Stable value wrap contracts aren’t considered swap contracts under the Dodd-Frank Wall Street Reform and Consumer Protection Act of 2010—and they won’t be unless the Commodities Futures Trading Commission (CFTC) and the Securities Exchange Commission (SEC) determine that stable value contracts are swaps.
A major goal of the Dodd-Frank Act was to bring greater transparency and regulatory oversight to over-the-counter derivatives, or, in the language of the legislation, swaps.” The statute’s definition of a swap was broad, however, threatening to encompass products that many observers felt were never intended to be subject to the legislation. Perhaps the most prominent example: stable value contracts, which back the contract-value guarantees offered by stable value funds.
In a late bid to resolve the issue, Congress included language in the legislation requiring regulators at the SEC and the CFTC to study whether stable value contracts should fall under the statute’s umbrella. If the study concluded they did not, that would be the end of the matter. If it found that stable value contracts should qualify as swaps, however, Congress also gave the regulators express authority to exclude them if doing so would be “appropriate” and in the public’s best interest.
“The study was supposed to be finished about a year ago, but it hasn’t been completed,” attorney Anthony Mansfield, a partner with the law firm of Cadwalader, Wickersham & Taft, told participants at the 2012 SVIA Fall Forum. But he called the study mandate and the authority to exclude stable value contracts from the legislation a “very, very powerful tool” in the current political climate.

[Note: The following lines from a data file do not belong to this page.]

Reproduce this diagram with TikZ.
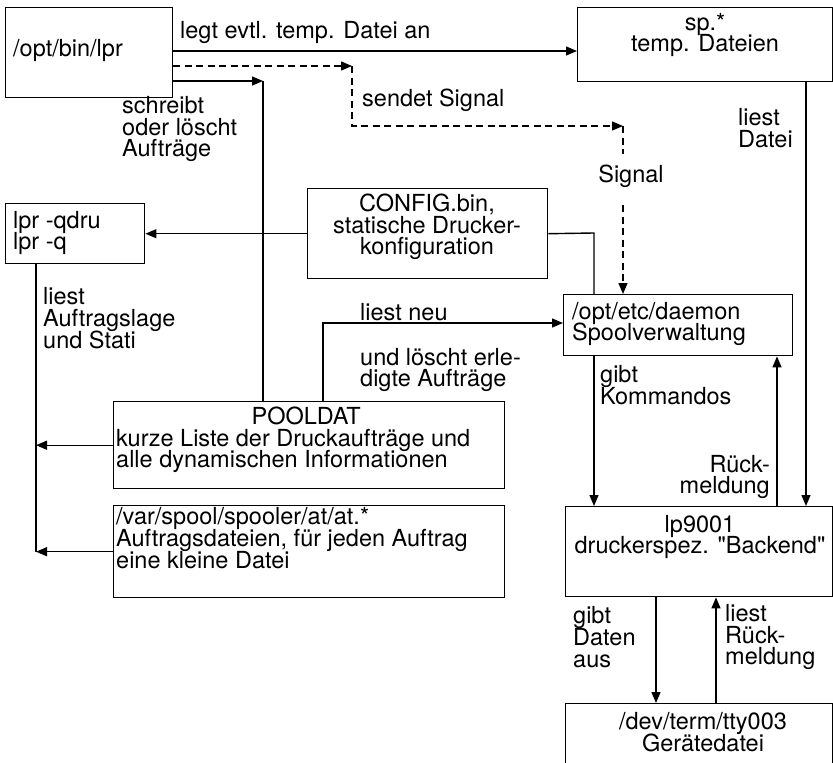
\documentclass[tikz,border=0pt]{standalone}
\usepackage{fontspec}
\setmainfont{TeX Gyre Heros}[Ligatures=TeXOff]
\usetikzlibrary{arrows.meta}
\lineskiplimit=-100pt
\begin{document}
\begin{tikzpicture}[x=1pt,y=-1pt,
  every node/.style={font=\fontsize{23.5}{21.7}\selectfont},
  box/.style={draw, line width=1.4pt, inner sep=0pt, anchor=north west},
  lbl/.style={inner sep=0pt, align=left, anchor=west},
  ctr/.style={inner sep=0pt, align=center},
  conn/.style={line width=1.4pt},
  arr/.style={line width=1.4pt, -{Triangle[length=11pt,width=9pt]}},
  sigline/.style={dash pattern=on 7pt off 4.5pt},
]
\useasboundingbox (0,0) rectangle (833,763);

% boxes
\node[box, minimum width=167, minimum height=90] (lpr) at (5,7) {};
\node[lbl] (lprT) at (13,50) {/opt/bin/lpr};
\node[box, minimum width=255, minimum height=74] (sp) at (577,7) {};
\node[ctr] (spT) at (705,35) {sp.*\\temp. Dateien};
\node[box, minimum width=139, minimum height=60] (qdru) at (5,203) {};
\node[lbl] (qdruT) at (13,233) {lpr -qdru\\lpr -q};
\node[box, minimum width=240, minimum height=90] (cfg) at (307,188) {};
\node[ctr] (cfgT) at (427,227) {CONFIG.bin,\\statische Drucker-\\konfiguration};
\node[box, minimum width=229, minimum height=61] (dmn) at (563,294) {};
\node[lbl] (dmnT) at (572,324) {/opt/etc/daemon\\Spoolverwaltung};
\node[box, minimum width=391, minimum height=87] (pool) at (113,401) {};
\node[lbl] (poolT) at (116,440) {\makebox[380pt]{POOLDAT}\\kurze Liste der Druckaufträge und\\alle dynamischen Informationen};
\node[box, minimum width=391, minimum height=92] (at) at (113,505) {};
\node[lbl] (atT) at (116,538) {/var/spool/spooler/at/at.*\\Auftragsdateien, für jeden Auftrag\\eine kleine Datei};
\node[box, minimum width=267, minimum height=90] (lp) at (565,506) {};
\node[ctr] (lpT) at (700,537) {lp9001\\druckerspez. "Backend"};
\node[box, minimum width=267, minimum height=80] (tty) at (565,703) {};
\node[ctr] (ttyT) at (703,732) {/dev/term/tty003\\Gerätedatei};

% connector labels
\node[lbl] (legtL) at (180,32) {legt evtl. temp. Datei an};
\node[lbl] (sendL) at (362,100) {sendet Signal};
\node[ctr] (sigL) at (631,176) {Signal};
\node[lbl] (schrL) at (122,129) {schreibt\\oder löscht\\Aufträge};
\node[lbl] (dateiL) at (738,128) {liest\\Datei};
\node[lbl] (lageL) at (43,318) {liest\\Auftragslage\\und Stati};
\node[lbl] (neuL) at (360,312) {liest neu};
\node[lbl] (erlL) at (360,370) {und löscht erle-\\digte Aufträge};
\node[lbl] (kmdL) at (600,385) {gibt\\Kommandos};
\node[lbl, align=right, anchor=east] (rueckL) at (770,477) {Rück-\\meldung};
\node[lbl] (datenL) at (573,637) {gibt\\Daten\\aus};
\node[lbl] (rdevL) at (725,637) {liest\\Rück-\\meldung};

% bend points and connector columns
\coordinate (tmpY) at (0,51);
\coordinate (sigA) at (352,66);
\coordinate (sigB) at (352,126);
\coordinate (sigC) at (623,126);
\coordinate (sigD) at (623,154);
\coordinate (sigE) at (623,205);
\coordinate (wr) at (263,81);
\coordinate (cfgB) at (594,233);
\coordinate (neu) at (323,323);
\coordinate (rueck) at (777,0);
\coordinate (datei) at (806,0);
\coordinate (daten) at (656,0);
\coordinate (rdev) at (716,0);
\coordinate (bus) at (36,0);

% lpr -> temporary files
\draw[arr] (lpr.east |- tmpY) -- (sp.west |- tmpY);
% signal path to the daemon
\draw[arr, sigline] (lpr.east |- sigA) -- (sigA);
\draw[arr, sigline] (sigA) -- (sigB) -- (sigC);
\draw[conn, sigline] (sigC) -- (sigD);
\draw[arr, sigline] (sigE) -- (dmn.north -| sigE);
% lpr writes jobs into POOLDAT
\draw[arr] (lpr.east |- wr) -- (wr);
\draw[conn] (wr) -- (pool.north -| wr);
% configuration
\draw[arr] (cfg.west) -- (qdru.east);
\draw[conn] (cfg.east) -- (cfgB) -- (dmn.north -| cfgB);
% POOLDAT re-read by the daemon
\draw[arr] (pool.north -| neu) -- (neu) -- (dmn.west |- neu);
% daemon <-> backend
\draw[arr] (dmn.south -| cfgB) -- (lp.north -| cfgB);
\draw[arr] (lp.north -| rueck) -- (dmn.south -| rueck);
\draw[arr] (sp.south -| datei) -- (lp.north -| datei);
% backend <-> device file
\draw[arr] (lp.south -| daten) -- (tty.north -| daten);
\draw[arr] (tty.north -| rdev) -- (lp.south -| rdev);
% lpr -q reads the spool state
\draw[conn] (qdru.south -| bus) -- (at.west -| bus);
\draw[arr] (pool.west) -- (pool.west -| bus);
\draw[arr] (at.west) -- (at.west -| bus);
\end{tikzpicture}
\end{document}
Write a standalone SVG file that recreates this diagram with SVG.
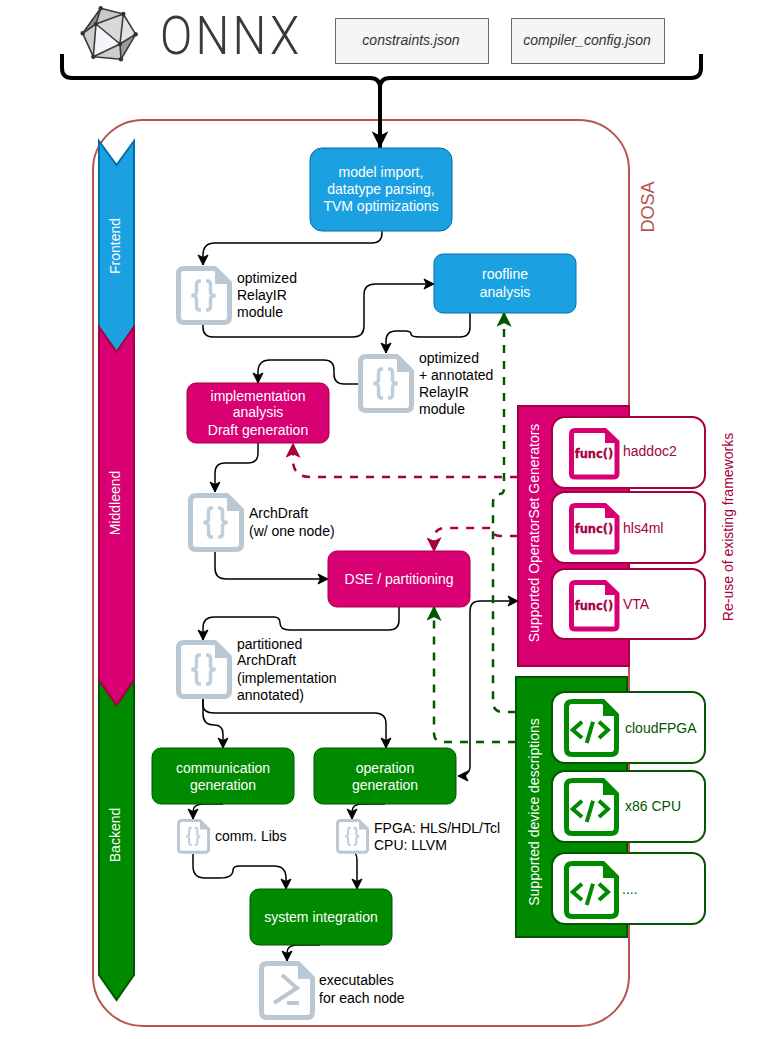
<svg xmlns="http://www.w3.org/2000/svg" width="777" height="1039" viewBox="0 0 777 1039">
<style>
text{font-family:"Liberation Sans",Arial,sans-serif;font-size:14px}
.w{fill:#fff}.k{fill:#000}.m{fill:#a50040}.g{fill:#005700}
.c{text-anchor:middle}
.box{stroke-width:1}
.blue{fill:#1ba1e2;stroke:#006eaf}.pink{fill:#d80073;stroke:#a50040}.green{fill:#008a00;stroke:#005700}
.card{fill:#fff;stroke-width:2}
.conn{fill:none;stroke:#000;stroke-width:1.5}
.dg{fill:none;stroke:#005700;stroke-width:2.5;stroke-dasharray:8 8}
.dm{fill:none;stroke:#a50040;stroke-width:2.5;stroke-dasharray:8 8}
.ft{fill:none;stroke:#bac8d3;stroke-width:5;stroke-linejoin:round}
.br{fill:none;stroke:#bfcedb;stroke-width:3.5}
.edge{fill:none;stroke:#3a3a3a;stroke-width:1.6;stroke-linejoin:round}
.cfg{fill:#f5f5f5;stroke:#666;stroke-width:1}
.cfgt{font-style:italic;font-size:14px;fill:#333;text-anchor:middle}
.fn{font-family:"DejaVu Sans",sans-serif;font-weight:bold;font-size:11.500px;fill:#a50040;stroke:#a50040;stroke-width:.3;text-anchor:middle}
</style>
<defs>
<marker id="ak" viewBox="0 0 12 12" refX="11" refY="6" markerWidth="12" markerHeight="12" markerUnits="userSpaceOnUse" orient="auto-start-reverse"><path d="M1 1 L11 6 L1 11 L3.500 6 Z" fill="#000" stroke="#000" stroke-width="1"/></marker>
<marker id="ag" viewBox="0 0 12 12" refX="11" refY="6" markerWidth="15" markerHeight="15" markerUnits="userSpaceOnUse" orient="auto"><path d="M1 1 L11 6 L1 11 L3.500 6 Z" fill="#005700" stroke="#005700"/></marker>
<marker id="am" viewBox="0 0 12 12" refX="11" refY="6" markerWidth="15" markerHeight="15" markerUnits="userSpaceOnUse" orient="auto"><path d="M1 1 L11 6 L1 11 L3.500 6 Z" fill="#a50040" stroke="#a50040"/></marker>
<marker id="abig" viewBox="0 0 12 12" refX="11" refY="6" markerWidth="20" markerHeight="20" markerUnits="userSpaceOnUse" orient="auto"><path d="M1 1 L11 6 L1 11 L3.500 6 Z" fill="#000"/></marker>
<g id="file"><path class="ft" d="M8 2.500H39L53.500 17V51Q53.500 56.500 48 56.500H8Q2.500 56.500 2.500 51V8Q2.500 2.500 8 2.500Z"/><path d="M40 3L53 17H40Z" fill="#bac8d3" stroke="#bac8d3" stroke-width="2"/></g>
<g id="json"><use href="#file"/><path class="br" d="M25 15H23.500Q20.500 15 20.500 19V26Q20.500 29 15.500 29.500Q20.500 30 20.500 33V40Q20.500 44 23.500 44H25"/><path class="br" d="M30 15H31.500Q34.500 15 34.500 19V26Q34.500 29 39.500 29.500Q34.500 30 34.500 33V40Q34.500 44 31.500 44H30"/></g>
<g id="codefile"><path d="M7 2.500H39L52.500 16V50Q52.500 55.500 47 55.500H8Q2.500 55.500 2.500 50V8Q2.500 2.500 8 2.500Z" fill="#fff" stroke="#008a00" stroke-width="5"/><path d="M40 3L52 16H40Z" fill="#008a00" stroke="#008a00" stroke-width="2"/><path d="M18 22.700L8.700 31L18 39M35 22.700L44 31L35 39M29 22.700L22.700 44" fill="none" stroke="#008a00" stroke-width="4"/></g>
<g id="funcfile"><path d="M6 2.500H36L48 14V46Q48 49 44 49H6Q2.500 49 2.500 46V6Q2.500 2.500 6 2.500Z" fill="#fff" stroke="#d80073" stroke-width="5"/><path d="M37 3L47 14H37Z" fill="#d80073" stroke="#d80073" stroke-width="2"/></g>
</defs>

<g id="onnx-logo">
<path d="M100.700 8.300L123.300 14L96 24Z" fill="#c8c8c8"/>
<path d="M123.300 14L135.700 34.300L120 44Z" fill="#e2e3e4"/>
<path d="M123.300 14L120 44L96 24Z" fill="#d8d8d8"/>
<path d="M82.700 33.300L100.700 8.300L96 24Z" fill="#8f8f8f"/>
<path d="M82.700 33.300L96 24L93.300 56.700Z" fill="#cfcfcf"/>
<path d="M96 24L120 44L93.300 56.700Z" fill="#f3f5f8"/>
<path d="M93.300 56.700L120 44L121 59.300Z" fill="#cdcdcd"/>
<path d="M120 44L135.700 34.300L121 59.300Z" fill="#9c9c9c"/>
<path class="edge" d="M100.700 8.300L123.300 14L135.700 34.300L121 59.300L93.300 56.700L82.700 33.300ZM100.700 8.300L96 24L123.300 14L120 44L135.700 34.300M82.700 33.300L96 24L93.300 56.700L120 44L121 59.300M96 24L120 44"/>
<g fill="#333"><circle cx="100.700" cy="8.300" r="2.200"/><circle cx="123.300" cy="14" r="2.200"/><circle cx="135.700" cy="34.300" r="2.200"/><circle cx="121" cy="59.300" r="2.200"/><circle cx="93.300" cy="56.700" r="2.200"/><circle cx="82.700" cy="33.300" r="2.200"/><circle cx="96" cy="24" r="2.200"/><circle cx="120" cy="44" r="2.200"/></g>
<text transform="translate(160 54) scale(.9 1)" style="font-family:Roboto,sans-serif;font-size:53px;font-weight:300;letter-spacing:3.500px;fill:#3a3a3a">ONNX</text>
</g>
<g id="constraints"><rect class="cfg" x="335.500" y="18.500" width="153" height="45"/><text class="cfgt" x="411" y="45">constraints.json</text></g>
<g id="compiler-config"><rect class="cfg" x="511.500" y="18.500" width="153" height="45"/><text class="cfgt" x="587" y="45">compiler_config.json</text></g>

<g id="dosa"><rect x="93" y="120" width="536" height="906" rx="50" fill="#fff" stroke="#b85450" stroke-width="2"/>
<text transform="translate(654 207) rotate(-90)" class="c" style="font-size:18px;fill:#b85450">DOSA</text></g>

<g id="frontend"><path class="blue" stroke-width="2" d="M99 141L116.500 165L134 141V327L116.500 352L99 327Z"/><text class="w c" transform="translate(120 246) rotate(-90)">Frontend</text></g>
<g id="backend"><path class="green" stroke-width="2" d="M99 680L116.500 705L134 680V975L116.500 1000L99 975Z"/><text class="w c" transform="translate(120 835) rotate(-90)">Backend</text></g>
<g id="middleend"><path class="pink" stroke-width="2" d="M99 327L116.500 352L134 327V680L116.500 705L99 680Z"/><text class="w c" transform="translate(120 503) rotate(-90)">Middleend</text></g>

<g id="opset-panel"><rect class="pink" stroke-width="2" x="518" y="406" width="111" height="260"/><text class="w c" transform="translate(539 533) rotate(-90)">Supported OperatorSet Generators</text></g>
<g id="device-panel"><rect class="green" stroke-width="2" x="516" y="677" width="111" height="260"/><text class="w c" transform="translate(539 812) rotate(-90)">Supported device descriptions</text></g>

<g id="connectors">
<path d="M62 54V68Q62 78 72 78H370Q380 78 380 88Q380 78 390 78H691Q701 78 701 68V54" fill="none" stroke="#000" stroke-width="4"/>
<path d="M380 80V148" fill="none" stroke="#000" stroke-width="4" marker-end="url(#abig)"/>
<path class="conn" marker-end="url(#ak)" d="M382 231V233Q382 243 372 243H215Q203 243 203 255V265"/>
<path class="conn" marker-end="url(#ak)" d="M203 325V327Q203 337 213 337H353Q364 337 364 326V295Q364 284 375 284H434"/>
<path class="conn" marker-end="url(#ak)" d="M470 313V327Q470 337 460 337H420Q411 337 411 334Q411 331 405 331H396Q386 331 386 341V353"/>
<path class="conn" marker-end="url(#ak)" d="M358 384H344Q334 384 334 374V370Q334 360 324 360H270Q258 360 258 372V383"/>
<path class="conn" marker-end="url(#ak)" d="M258 443V453Q258 463 248 463H225Q215 463 215 473V492"/>
<path class="conn" marker-end="url(#ak)" d="M215 552V568Q215 579 226 579H328"/>
<path class="conn" marker-end="url(#ak)" d="M399 607V620Q399 630 389 630H290Q280 630 280 623Q280 617 274 617H214Q203 617 203 628V640"/>
<path class="conn" marker-end="url(#ak)" d="M203 699V714Q203 725 214 725Q223 725 223 734V748"/>
<path class="conn" marker-end="url(#ak)" d="M203 699V705Q203 713 214 713H375Q386 713 386 724V748"/>
<path class="conn" marker-end="url(#ak)" d="M223 804H203Q193 804 193 812V819"/>
<path class="conn" marker-end="url(#ak)" d="M385 804H362Q352 804 352 812V819"/>
<path class="conn" marker-end="url(#ak)" d="M193 854V866Q193 878 205 878H220Q233 878 233 870Q233 866 240 866H274Q286 866 286 878V889"/>
<path class="conn" marker-end="url(#ak)" d="M355 854Q357 854 357 862V889"/>
<path class="conn" marker-end="url(#ak)" d="M320 945H297Q287 945 287 953V961"/>
<path class="conn" marker-end="url(#ak)" marker-start="url(#ak)" d="M518 601H480Q470 601 470 611V766Q470 776 458 776"/>
<path class="dg" marker-end="url(#ag)" d="M516 712H503Q493 712 493 702V503Q493 494 500 494Q504 494 504 488V313"/>
<path class="dg" marker-end="url(#ag)" d="M516 742H443Q434 742 434 733V607"/>
<path class="dm" marker-end="url(#am)" d="M518 477H310Q293 477 293 460V444"/>
<path class="dm" marker-end="url(#am)" d="M518 536H500Q492 536 491 528H445Q434 528 434 540V551"/>
</g>

<g id="model-import"><rect class="blue box" x="310" y="148" width="142" height="83" rx="12"/><text class="w c" x="381" y="177">model import,</text><text class="w c" x="381" y="194">datatype parsing,</text><text class="w c" x="381" y="211">TVM optimizations</text></g>
<g id="roofline"><rect class="blue box" x="434" y="254" width="142" height="59" rx="9"/><text class="w c" x="505" y="279">roofline</text><text class="w c" x="505" y="297">analysis</text></g>
<g id="impl"><rect class="pink box" x="187" y="383" width="142" height="60" rx="9"/><text class="w c" x="258" y="401">implementation</text><text class="w c" x="258" y="417">analysis</text><text class="w c" x="258" y="435">Draft generation</text></g>
<g id="dse"><rect class="pink box" x="328" y="551" width="142" height="56" rx="9"/><text class="w c" x="399" y="584">DSE / partitioning</text></g>
<g id="comm-gen"><rect class="green box" x="152" y="748" width="142" height="56" rx="9"/><text class="w c" x="223" y="773">communication</text><text class="w c" x="223" y="790">generation</text></g>
<g id="op-gen"><rect class="green box" x="314" y="748" width="142" height="56" rx="9"/><text class="w c" x="385" y="773">operation</text><text class="w c" x="385" y="790">generation</text></g>
<g id="sys-int"><rect class="green box" x="250" y="889" width="142" height="56" rx="9"/><text class="w c" x="321" y="922">system integration</text></g>

<g id="relayir"><use href="#json" x="176" y="266"/><text class="k" x="237" y="283">optimized</text><text class="k" x="237" y="300">RelayIR</text><text class="k" x="237" y="317">module</text></g>
<g id="annotated"><use href="#json" x="358" y="354"/><text class="k" x="419" y="363">optimized</text><text class="k" x="419" y="380">+ annotated</text><text class="k" x="419" y="397">RelayIR</text><text class="k" x="419" y="414">module</text></g>
<g id="archdraft"><use href="#json" x="188" y="493"/><text class="k" x="249" y="518">ArchDraft</text><text class="k" x="249" y="536">(w/ one node)</text></g>
<g id="partitioned"><use href="#json" x="176" y="640"/><text class="k" x="237" y="649">partitioned</text><text class="k" x="237" y="665">ArchDraft</text><text class="k" x="237" y="683">(implementation</text><text class="k" x="237" y="700">annotated)</text></g>
<g id="comm-libs"><use href="#json" transform="translate(177 819) scale(.59)"/><text class="k" x="215" y="841">comm. Libs</text></g>
<g id="op-libs"><use href="#json" transform="translate(336 819) scale(.59)"/><text class="k" x="374" y="833">FPGA: HLS/HDL/Tcl</text><text class="k" x="374" y="850">CPU: LLVM</text></g>
<g id="exec"><use href="#file" x="259" y="961"/><path d="M282 975L297 988L274 1003M287 1003H299" fill="none" stroke="#bac8d3" stroke-width="4"/><text class="k" x="319" y="985">executables</text><text class="k" x="319" y="1003">for each node</text></g>

<g id="haddoc2"><rect class="card" stroke="#a50040" x="552" y="417" width="153" height="71" rx="13"/><use href="#funcfile" x="569" y="428"/><text class="fn" x="594" y="458">func()</text><text class="m" x="623" y="456">haddoc2</text></g>
<g id="hls4ml"><rect class="card" stroke="#a50040" x="552" y="492" width="153" height="71" rx="13"/><use href="#funcfile" x="569" y="503"/><text class="fn" x="594" y="533">func()</text><text class="m" x="623" y="533">hls4ml</text></g>
<g id="vta"><rect class="card" stroke="#a50040" x="552" y="569" width="153" height="70" rx="13"/><use href="#funcfile" x="569" y="580"/><text class="fn" x="594" y="610">func()</text><text class="m" x="623" y="609">VTA</text></g>
<g id="cloudfpga"><rect class="card" stroke="#005700" x="552" y="692" width="153" height="71" rx="13"/><use href="#codefile" x="564" y="699"/><text class="g" x="625" y="733">cloudFPGA</text></g>
<g id="x86"><rect class="card" stroke="#005700" x="552" y="771" width="153" height="71" rx="13"/><use href="#codefile" x="564" y="778"/><text class="g" x="625" y="811">x86 CPU</text></g>
<g id="more"><rect class="card" stroke="#005700" x="552" y="853" width="153" height="71" rx="13"/><use href="#codefile" x="564" y="861"/><text class="g" x="622" y="894">....</text></g>
<text class="m c" transform="translate(733 527) rotate(-90)">Re-use of existing frameworks</text>
</svg>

Mansfield said that if regulators eventually decide that stable value contracts qualify as swaps, they would then have to propose rules for how to regulate them, put those proposed rules out for comment, and ultimately issue final rules. Only then would stable value contracts be subject to Dodd-Frank, he emphasized. Until then, they remain exempt.
For now, Mansfield said, regulators appear to be caught up in more pressing matters. “I think we have always been positioned last in line, and often that is not a good thing,” he said. “But in this case I’ve taken the view that I think it is a good thing that stable value contracts are not a pressing issue for the Commissions—particularly since the Commissions must determine first if stable value contracts are swaps and if these contracts should also be regulated as swaps.”
No one can predict with certainty how the matter will ultimately be resolved, of course, but, Mansfield said, “I continue to think there is a bias among regulators to conclude that stable value is not a swap and cannot be regulated as a swap.” He noted that the stable value industry has made a concerted effort to educate regulators about their product. “I have a degree of comfort that we’ve appropriately managed this process to date,” he said. “We will continue to argue that stable value contracts are not swaps, and identify for regulators why they are not.”